• **What you are asked to do**: Begin with the first line of the material and write out each line exactly, ending with the line that contains "(dem) at (2.06,-9.77)". Pictures are not part of the copy.

• **Stored data**:
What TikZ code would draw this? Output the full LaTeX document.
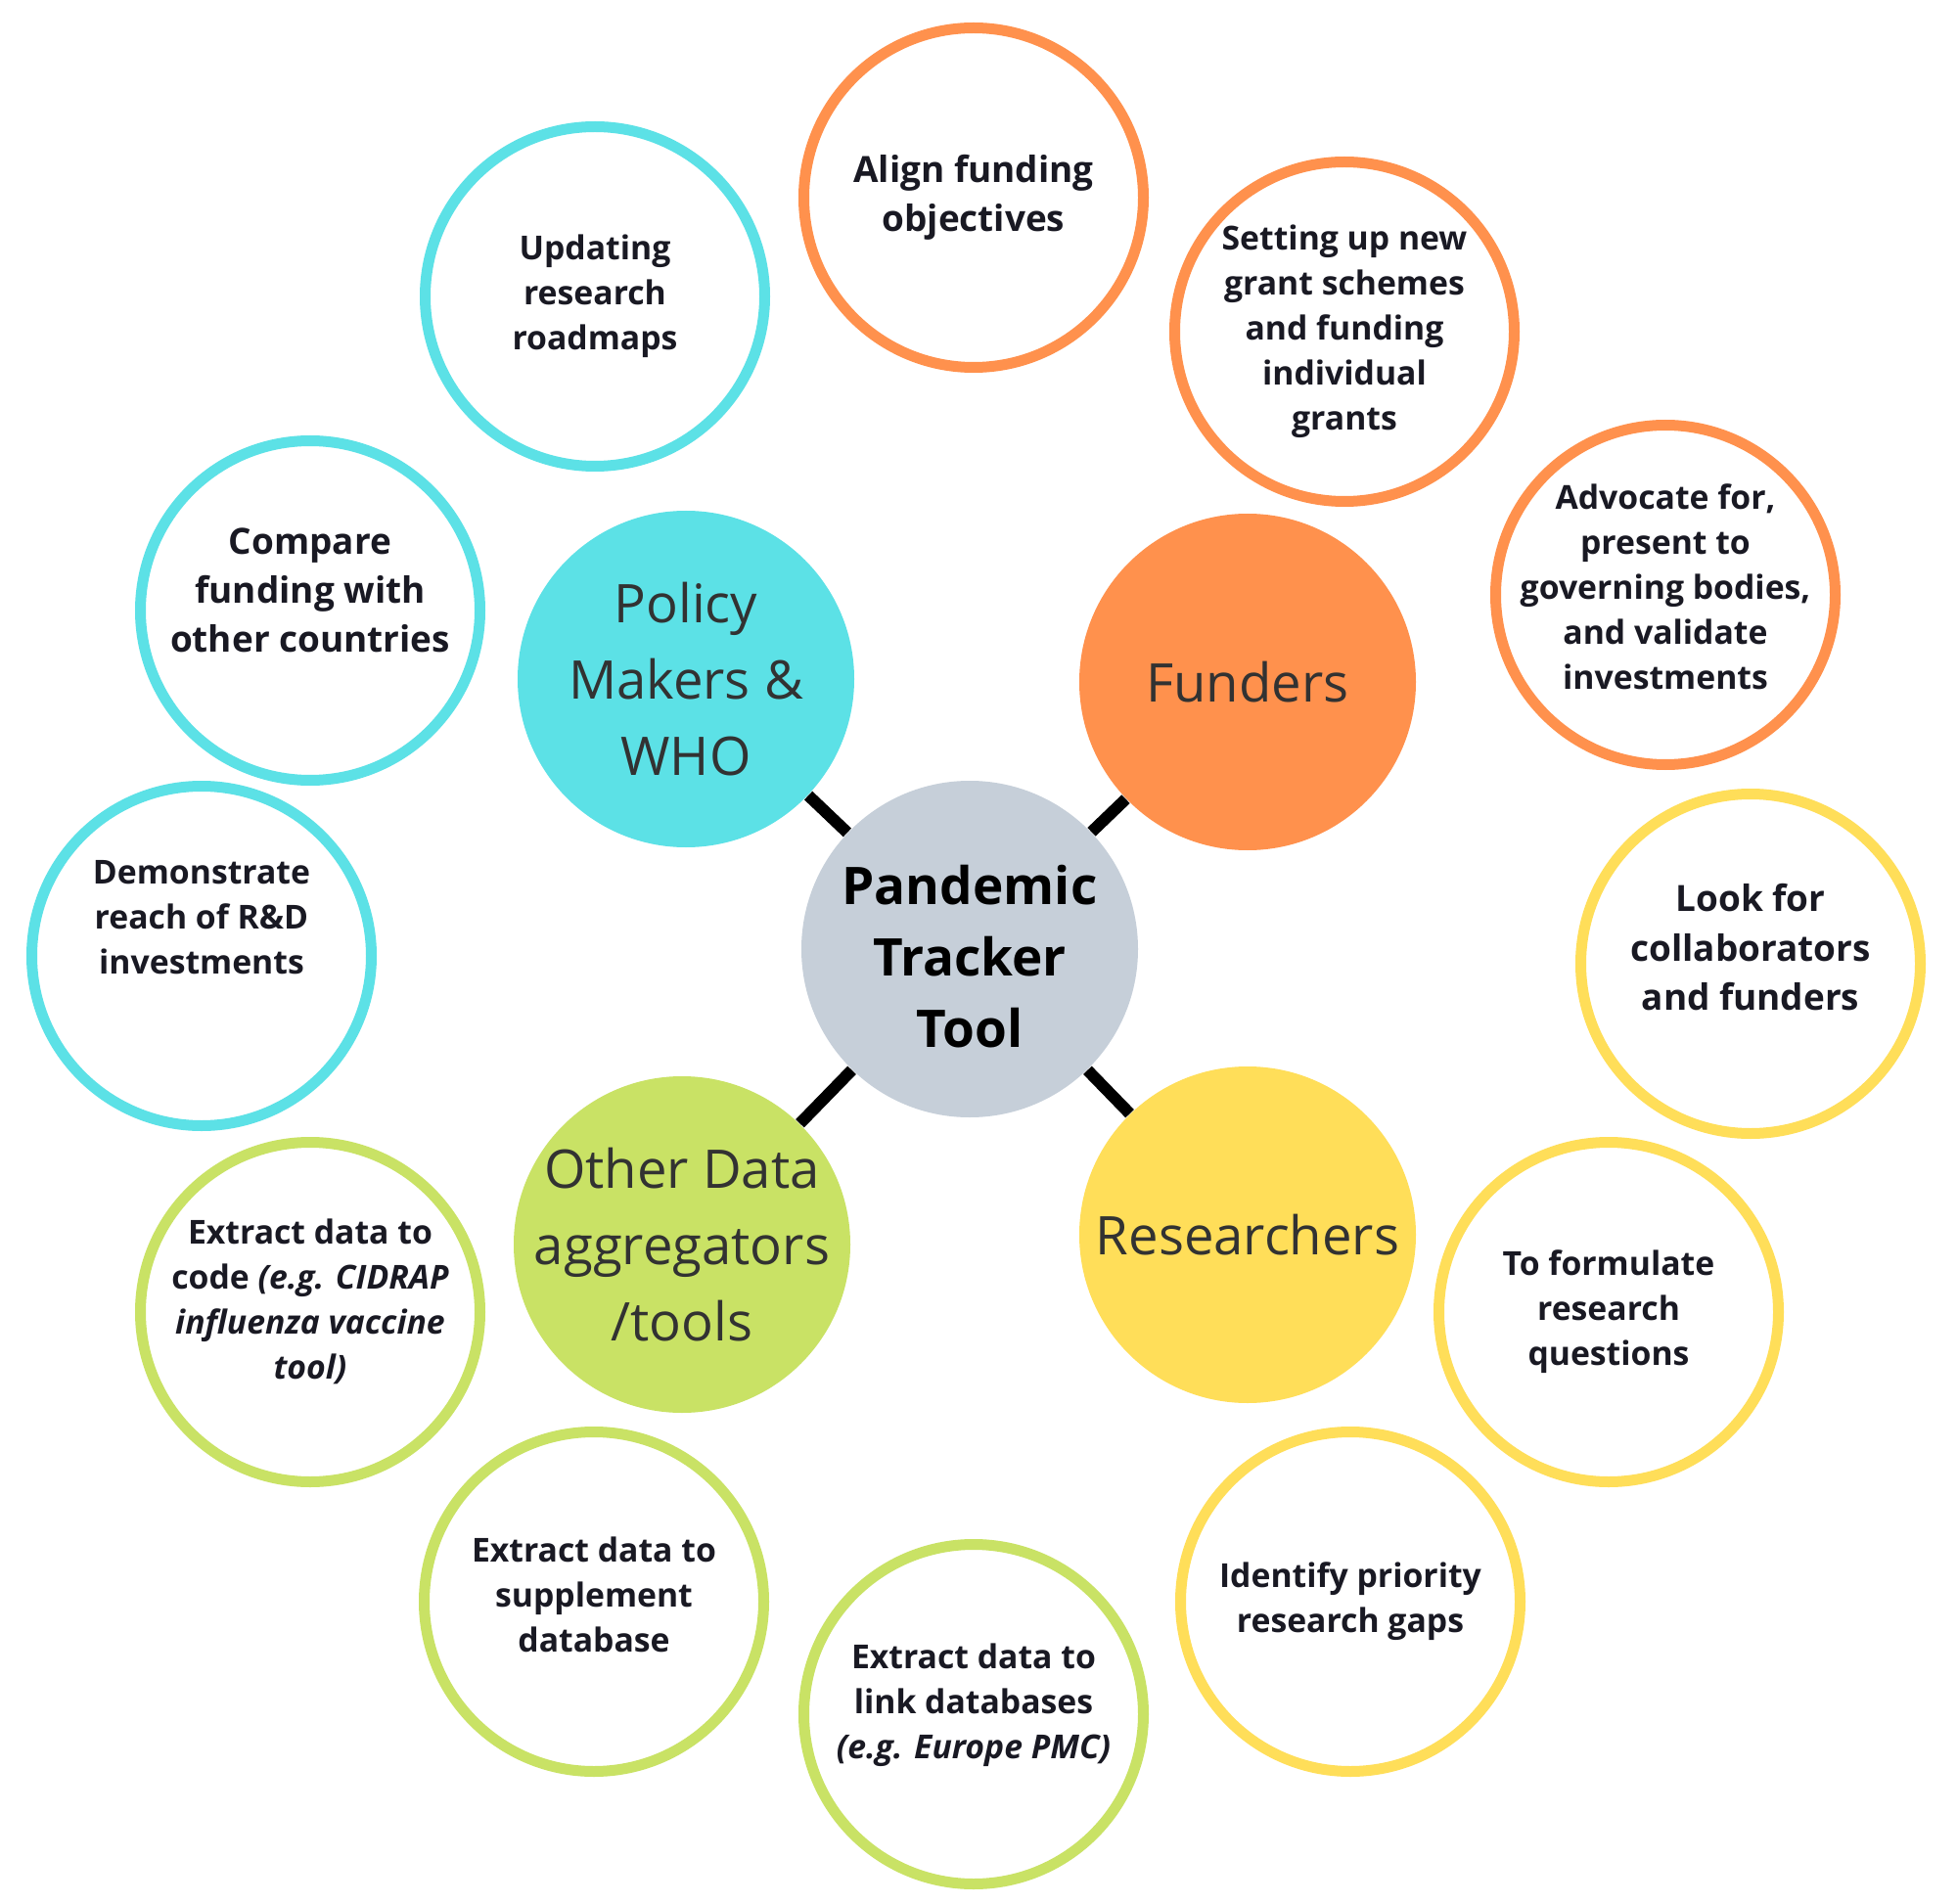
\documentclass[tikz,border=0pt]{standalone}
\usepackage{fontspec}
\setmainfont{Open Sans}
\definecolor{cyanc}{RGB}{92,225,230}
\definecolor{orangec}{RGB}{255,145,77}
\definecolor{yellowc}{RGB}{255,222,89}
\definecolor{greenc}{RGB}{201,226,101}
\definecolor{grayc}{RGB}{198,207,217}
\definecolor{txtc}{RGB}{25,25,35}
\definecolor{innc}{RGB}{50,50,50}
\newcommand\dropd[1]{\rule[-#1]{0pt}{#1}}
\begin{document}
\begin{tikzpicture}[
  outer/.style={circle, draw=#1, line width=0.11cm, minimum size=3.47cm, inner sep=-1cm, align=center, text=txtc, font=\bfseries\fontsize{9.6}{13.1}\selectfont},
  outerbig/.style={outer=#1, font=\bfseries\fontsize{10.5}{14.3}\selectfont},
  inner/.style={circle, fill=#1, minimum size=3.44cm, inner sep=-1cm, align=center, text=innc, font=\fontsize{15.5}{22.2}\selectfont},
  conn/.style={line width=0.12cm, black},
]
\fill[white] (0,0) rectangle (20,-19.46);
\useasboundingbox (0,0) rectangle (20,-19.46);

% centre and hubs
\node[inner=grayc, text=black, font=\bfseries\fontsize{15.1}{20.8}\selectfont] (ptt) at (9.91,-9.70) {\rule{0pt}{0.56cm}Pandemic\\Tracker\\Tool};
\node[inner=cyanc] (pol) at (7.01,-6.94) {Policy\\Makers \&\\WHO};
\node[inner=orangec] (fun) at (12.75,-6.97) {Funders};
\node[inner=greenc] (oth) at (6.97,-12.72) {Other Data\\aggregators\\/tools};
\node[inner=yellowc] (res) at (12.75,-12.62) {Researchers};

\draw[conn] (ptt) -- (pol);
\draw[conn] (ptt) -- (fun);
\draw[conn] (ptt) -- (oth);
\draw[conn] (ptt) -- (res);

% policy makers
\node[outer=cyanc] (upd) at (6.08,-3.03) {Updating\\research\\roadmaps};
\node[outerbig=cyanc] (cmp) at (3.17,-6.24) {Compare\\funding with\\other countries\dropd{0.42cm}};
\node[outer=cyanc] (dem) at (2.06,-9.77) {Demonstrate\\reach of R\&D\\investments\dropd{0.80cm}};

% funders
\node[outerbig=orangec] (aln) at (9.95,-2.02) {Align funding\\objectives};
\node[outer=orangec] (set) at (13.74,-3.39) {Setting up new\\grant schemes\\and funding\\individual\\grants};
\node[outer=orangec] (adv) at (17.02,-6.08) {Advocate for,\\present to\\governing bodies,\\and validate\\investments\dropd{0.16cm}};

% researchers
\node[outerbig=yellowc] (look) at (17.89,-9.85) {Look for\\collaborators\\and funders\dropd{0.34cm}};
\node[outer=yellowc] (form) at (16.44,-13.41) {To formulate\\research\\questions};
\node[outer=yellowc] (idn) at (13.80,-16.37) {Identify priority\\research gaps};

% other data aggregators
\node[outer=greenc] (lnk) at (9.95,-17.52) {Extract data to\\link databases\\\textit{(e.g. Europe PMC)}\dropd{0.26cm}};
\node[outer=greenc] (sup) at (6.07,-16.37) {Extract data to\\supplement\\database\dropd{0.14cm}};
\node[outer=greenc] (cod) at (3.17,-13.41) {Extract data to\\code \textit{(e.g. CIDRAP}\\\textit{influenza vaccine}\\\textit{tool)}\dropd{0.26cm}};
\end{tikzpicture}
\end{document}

• **Output of the task**:
What TikZ code would draw this? Output the full LaTeX document.
\documentclass[tikz,border=0pt]{standalone}
\usepackage{fontspec}
\setmainfont{Open Sans}
\definecolor{cyanc}{RGB}{92,225,230}
\definecolor{orangec}{RGB}{255,145,77}
\definecolor{yellowc}{RGB}{255,222,89}
\definecolor{greenc}{RGB}{201,226,101}
\definecolor{grayc}{RGB}{198,207,217}
\definecolor{txtc}{RGB}{25,25,35}
\definecolor{innc}{RGB}{50,50,50}
\newcommand\dropd[1]{\rule[-#1]{0pt}{#1}}
\begin{document}
\begin{tikzpicture}[
  outer/.style={circle, draw=#1, line width=0.11cm, minimum size=3.47cm, inner sep=-1cm, align=center, text=txtc, font=\bfseries\fontsize{9.6}{13.1}\selectfont},
  outerbig/.style={outer=#1, font=\bfseries\fontsize{10.5}{14.3}\selectfont},
  inner/.style={circle, fill=#1, minimum size=3.44cm, inner sep=-1cm, align=center, text=innc, font=\fontsize{15.5}{22.2}\selectfont},
  conn/.style={line width=0.12cm, black},
]
\fill[white] (0,0) rectangle (20,-19.46);
\useasboundingbox (0,0) rectangle (20,-19.46);

% centre and hubs
\node[inner=grayc, text=black, font=\bfseries\fontsize{15.1}{20.8}\selectfont] (ptt) at (9.91,-9.70) {\rule{0pt}{0.56cm}Pandemic\\Tracker\\Tool};
\node[inner=cyanc] (pol) at (7.01,-6.94) {Policy\\Makers \&\\WHO};
\node[inner=orangec] (fun) at (12.75,-6.97) {Funders};
\node[inner=greenc] (oth) at (6.97,-12.72) {Other Data\\aggregators\\/tools};
\node[inner=yellowc] (res) at (12.75,-12.62) {Researchers};

\draw[conn] (ptt) -- (pol);
\draw[conn] (ptt) -- (fun);
\draw[conn] (ptt) -- (oth);
\draw[conn] (ptt) -- (res);

% policy makers
\node[outer=cyanc] (upd) at (6.08,-3.03) {Updating\\research\\roadmaps};
\node[outerbig=cyanc] (cmp) at (3.17,-6.24) {Compare\\funding with\\other countries\dropd{0.42cm}};
\node[outer=cyanc] (dem) at (2.06,-9.77) {Demonstrate\\reach of R\&D\\investments\dropd{0.80cm}};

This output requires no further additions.